DATA EXCERPTS:

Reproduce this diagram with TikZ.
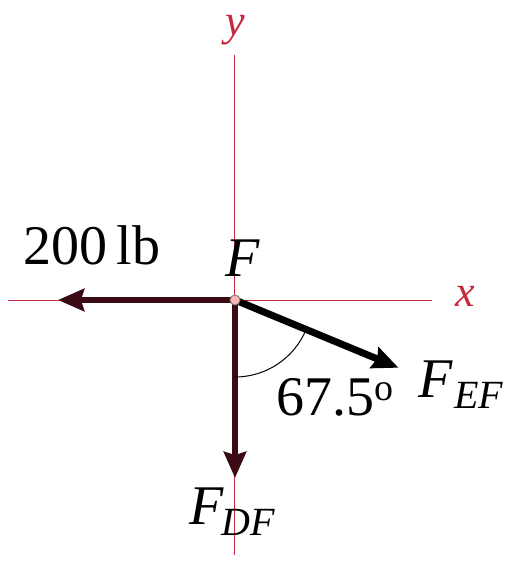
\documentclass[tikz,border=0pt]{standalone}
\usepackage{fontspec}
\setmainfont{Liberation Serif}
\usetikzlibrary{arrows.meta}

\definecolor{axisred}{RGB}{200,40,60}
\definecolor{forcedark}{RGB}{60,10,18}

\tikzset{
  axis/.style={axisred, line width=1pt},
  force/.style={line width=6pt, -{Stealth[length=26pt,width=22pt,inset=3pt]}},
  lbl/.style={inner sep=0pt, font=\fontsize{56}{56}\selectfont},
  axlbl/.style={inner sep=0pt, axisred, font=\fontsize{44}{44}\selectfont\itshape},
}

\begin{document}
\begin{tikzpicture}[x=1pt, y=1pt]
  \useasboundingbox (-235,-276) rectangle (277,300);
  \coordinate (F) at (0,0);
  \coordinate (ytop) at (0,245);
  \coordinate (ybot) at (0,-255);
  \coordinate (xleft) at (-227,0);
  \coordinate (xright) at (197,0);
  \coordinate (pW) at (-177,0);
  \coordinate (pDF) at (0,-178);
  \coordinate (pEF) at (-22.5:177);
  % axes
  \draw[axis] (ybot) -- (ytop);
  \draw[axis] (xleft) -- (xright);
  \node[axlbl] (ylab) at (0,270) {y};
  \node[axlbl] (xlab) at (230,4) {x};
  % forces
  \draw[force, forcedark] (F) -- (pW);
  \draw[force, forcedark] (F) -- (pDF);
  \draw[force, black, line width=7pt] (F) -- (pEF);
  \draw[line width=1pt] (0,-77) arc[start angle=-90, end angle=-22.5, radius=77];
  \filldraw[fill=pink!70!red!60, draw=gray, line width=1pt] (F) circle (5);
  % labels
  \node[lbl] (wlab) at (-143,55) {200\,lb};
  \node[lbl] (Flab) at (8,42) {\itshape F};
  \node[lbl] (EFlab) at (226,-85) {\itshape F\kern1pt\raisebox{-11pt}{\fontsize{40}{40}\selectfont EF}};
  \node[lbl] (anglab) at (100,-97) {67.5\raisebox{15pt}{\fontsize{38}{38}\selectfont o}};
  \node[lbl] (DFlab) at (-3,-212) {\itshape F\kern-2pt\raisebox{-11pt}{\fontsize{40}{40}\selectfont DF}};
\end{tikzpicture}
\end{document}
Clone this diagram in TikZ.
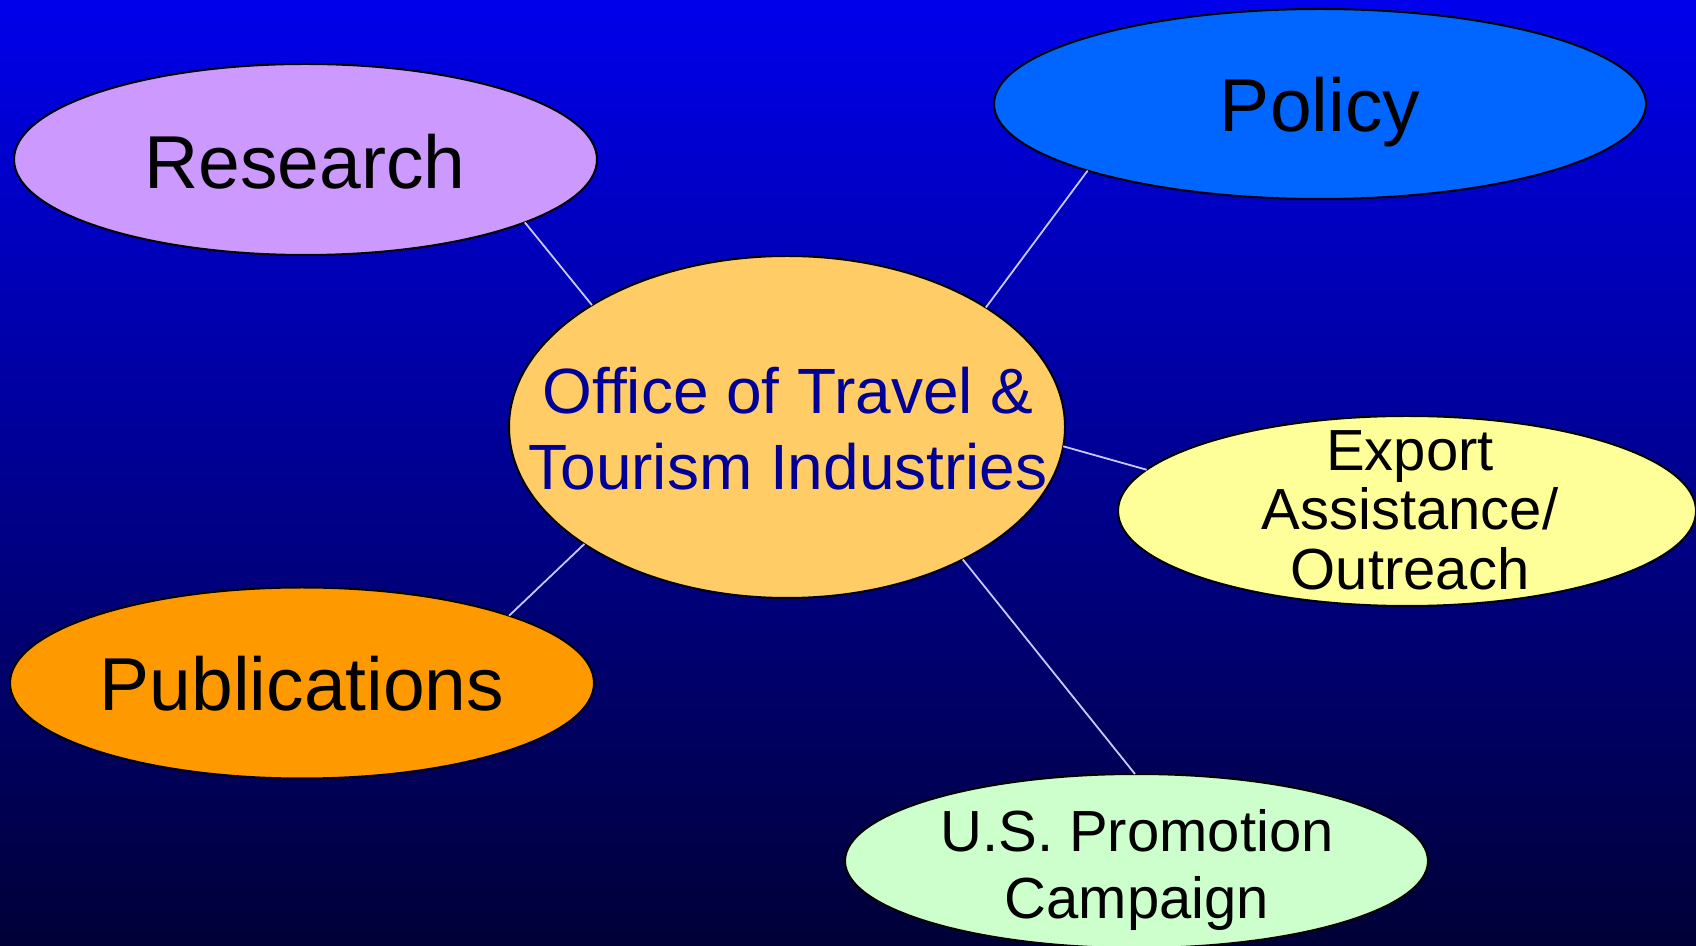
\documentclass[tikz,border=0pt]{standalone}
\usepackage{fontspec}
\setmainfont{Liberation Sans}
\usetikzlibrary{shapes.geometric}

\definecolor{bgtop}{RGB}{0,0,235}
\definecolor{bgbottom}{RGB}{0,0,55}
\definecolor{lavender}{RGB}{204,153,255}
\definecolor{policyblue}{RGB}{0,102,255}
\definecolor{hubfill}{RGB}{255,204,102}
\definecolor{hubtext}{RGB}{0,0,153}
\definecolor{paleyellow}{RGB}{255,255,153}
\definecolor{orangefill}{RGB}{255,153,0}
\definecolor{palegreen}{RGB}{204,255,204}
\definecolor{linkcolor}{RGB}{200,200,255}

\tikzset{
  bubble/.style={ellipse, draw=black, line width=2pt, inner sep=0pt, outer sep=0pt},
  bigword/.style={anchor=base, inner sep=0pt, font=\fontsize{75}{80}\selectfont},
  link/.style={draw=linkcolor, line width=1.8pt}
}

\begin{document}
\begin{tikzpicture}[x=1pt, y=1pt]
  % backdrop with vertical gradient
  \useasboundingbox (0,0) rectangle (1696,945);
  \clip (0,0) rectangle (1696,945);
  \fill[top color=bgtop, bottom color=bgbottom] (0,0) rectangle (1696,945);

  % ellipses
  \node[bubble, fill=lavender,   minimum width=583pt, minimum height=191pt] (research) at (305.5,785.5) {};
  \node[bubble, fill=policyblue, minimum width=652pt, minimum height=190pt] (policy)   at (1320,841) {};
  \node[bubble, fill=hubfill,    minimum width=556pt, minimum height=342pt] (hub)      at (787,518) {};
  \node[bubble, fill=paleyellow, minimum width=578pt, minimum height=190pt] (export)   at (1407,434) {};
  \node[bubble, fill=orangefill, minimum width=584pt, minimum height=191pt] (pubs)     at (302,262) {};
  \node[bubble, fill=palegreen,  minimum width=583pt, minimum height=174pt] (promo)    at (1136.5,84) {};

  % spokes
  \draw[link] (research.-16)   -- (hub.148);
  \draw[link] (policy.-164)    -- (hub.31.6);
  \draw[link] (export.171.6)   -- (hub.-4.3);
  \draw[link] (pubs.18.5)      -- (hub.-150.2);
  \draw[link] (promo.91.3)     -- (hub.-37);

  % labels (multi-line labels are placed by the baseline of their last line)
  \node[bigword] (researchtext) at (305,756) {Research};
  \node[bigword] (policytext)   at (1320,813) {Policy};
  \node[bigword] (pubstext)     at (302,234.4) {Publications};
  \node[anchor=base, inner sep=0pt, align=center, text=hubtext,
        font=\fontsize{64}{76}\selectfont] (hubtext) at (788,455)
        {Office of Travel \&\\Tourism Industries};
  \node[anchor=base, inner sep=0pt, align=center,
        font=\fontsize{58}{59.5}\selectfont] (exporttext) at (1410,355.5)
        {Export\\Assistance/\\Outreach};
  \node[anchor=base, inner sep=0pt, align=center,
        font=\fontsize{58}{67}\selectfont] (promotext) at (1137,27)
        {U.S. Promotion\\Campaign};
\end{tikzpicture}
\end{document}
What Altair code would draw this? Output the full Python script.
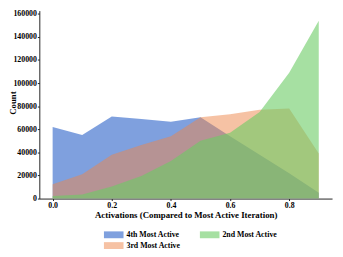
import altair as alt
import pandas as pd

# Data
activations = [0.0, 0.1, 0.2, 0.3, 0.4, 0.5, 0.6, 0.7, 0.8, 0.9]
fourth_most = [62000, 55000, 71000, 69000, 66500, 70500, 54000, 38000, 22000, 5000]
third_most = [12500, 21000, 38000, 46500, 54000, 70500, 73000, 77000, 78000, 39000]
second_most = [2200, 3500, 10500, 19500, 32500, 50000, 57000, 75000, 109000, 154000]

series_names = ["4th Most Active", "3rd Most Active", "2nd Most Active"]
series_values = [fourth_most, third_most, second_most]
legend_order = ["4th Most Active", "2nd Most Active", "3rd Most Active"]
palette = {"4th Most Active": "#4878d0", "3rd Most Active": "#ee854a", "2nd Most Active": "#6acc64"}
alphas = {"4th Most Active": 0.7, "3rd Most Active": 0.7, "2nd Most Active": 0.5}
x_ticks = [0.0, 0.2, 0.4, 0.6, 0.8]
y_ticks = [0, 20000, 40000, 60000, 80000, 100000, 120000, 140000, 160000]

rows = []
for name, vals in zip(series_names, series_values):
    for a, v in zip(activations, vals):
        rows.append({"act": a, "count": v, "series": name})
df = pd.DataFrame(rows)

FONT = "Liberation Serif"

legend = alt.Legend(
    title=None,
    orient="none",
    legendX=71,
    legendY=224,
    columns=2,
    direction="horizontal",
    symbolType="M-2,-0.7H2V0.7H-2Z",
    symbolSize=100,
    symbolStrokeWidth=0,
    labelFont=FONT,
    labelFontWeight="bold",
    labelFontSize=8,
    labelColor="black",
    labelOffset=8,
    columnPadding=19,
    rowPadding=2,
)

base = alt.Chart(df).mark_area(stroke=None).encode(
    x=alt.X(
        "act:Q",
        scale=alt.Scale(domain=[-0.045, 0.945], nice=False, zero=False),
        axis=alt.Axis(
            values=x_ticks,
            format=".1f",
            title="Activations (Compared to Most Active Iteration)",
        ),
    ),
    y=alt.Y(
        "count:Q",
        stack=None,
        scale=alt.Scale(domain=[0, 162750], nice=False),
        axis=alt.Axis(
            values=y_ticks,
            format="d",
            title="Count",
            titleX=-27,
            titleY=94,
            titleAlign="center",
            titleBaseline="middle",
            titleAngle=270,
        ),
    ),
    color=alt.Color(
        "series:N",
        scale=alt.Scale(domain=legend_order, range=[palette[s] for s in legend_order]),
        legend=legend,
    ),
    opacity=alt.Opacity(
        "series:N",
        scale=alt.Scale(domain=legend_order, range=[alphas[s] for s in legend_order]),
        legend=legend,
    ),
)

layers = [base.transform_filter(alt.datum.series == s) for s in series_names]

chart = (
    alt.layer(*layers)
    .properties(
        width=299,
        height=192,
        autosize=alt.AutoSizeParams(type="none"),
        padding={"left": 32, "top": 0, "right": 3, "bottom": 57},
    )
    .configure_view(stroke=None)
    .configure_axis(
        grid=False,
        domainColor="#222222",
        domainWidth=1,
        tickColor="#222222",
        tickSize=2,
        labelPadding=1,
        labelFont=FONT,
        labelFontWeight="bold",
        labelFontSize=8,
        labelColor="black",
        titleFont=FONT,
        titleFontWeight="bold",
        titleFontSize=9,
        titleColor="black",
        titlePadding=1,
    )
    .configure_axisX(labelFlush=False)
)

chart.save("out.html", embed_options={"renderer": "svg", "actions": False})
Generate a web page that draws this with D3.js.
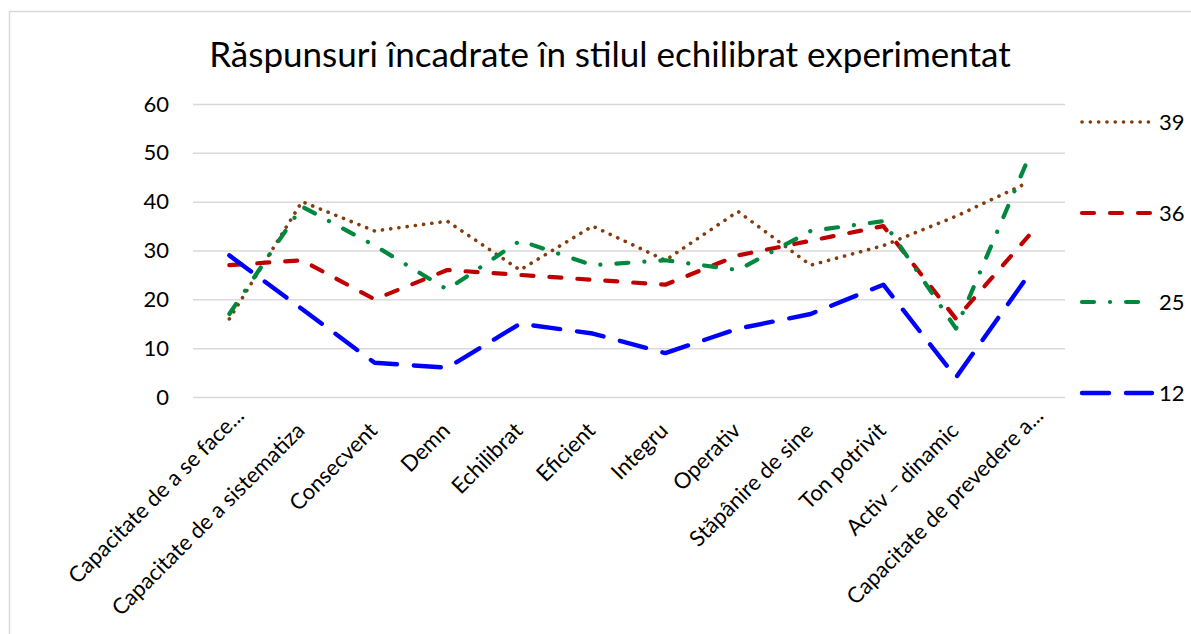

WORK TO DO:
Above are some records; quote exactly and only the lines that begin at the line containing "What Altair code" and stop after the line containing "120000, 140000, 160000]", leaving out the pictures.

THE COMPLETED TASK:
What Altair code would draw this? Output the full Python script.
import altair as alt
import pandas as pd

# Data
activations = [0.0, 0.1, 0.2, 0.3, 0.4, 0.5, 0.6, 0.7, 0.8, 0.9]
fourth_most = [62000, 55000, 71000, 69000, 66500, 70500, 54000, 38000, 22000, 5000]
third_most = [12500, 21000, 38000, 46500, 54000, 70500, 73000, 77000, 78000, 39000]
second_most = [2200, 3500, 10500, 19500, 32500, 50000, 57000, 75000, 109000, 154000]

series_names = ["4th Most Active", "3rd Most Active", "2nd Most Active"]
series_values = [fourth_most, third_most, second_most]
legend_order = ["4th Most Active", "2nd Most Active", "3rd Most Active"]
palette = {"4th Most Active": "#4878d0", "3rd Most Active": "#ee854a", "2nd Most Active": "#6acc64"}
alphas = {"4th Most Active": 0.7, "3rd Most Active": 0.7, "2nd Most Active": 0.5}
x_ticks = [0.0, 0.2, 0.4, 0.6, 0.8]
y_ticks = [0, 20000, 40000, 60000, 80000, 100000, 120000, 140000, 160000]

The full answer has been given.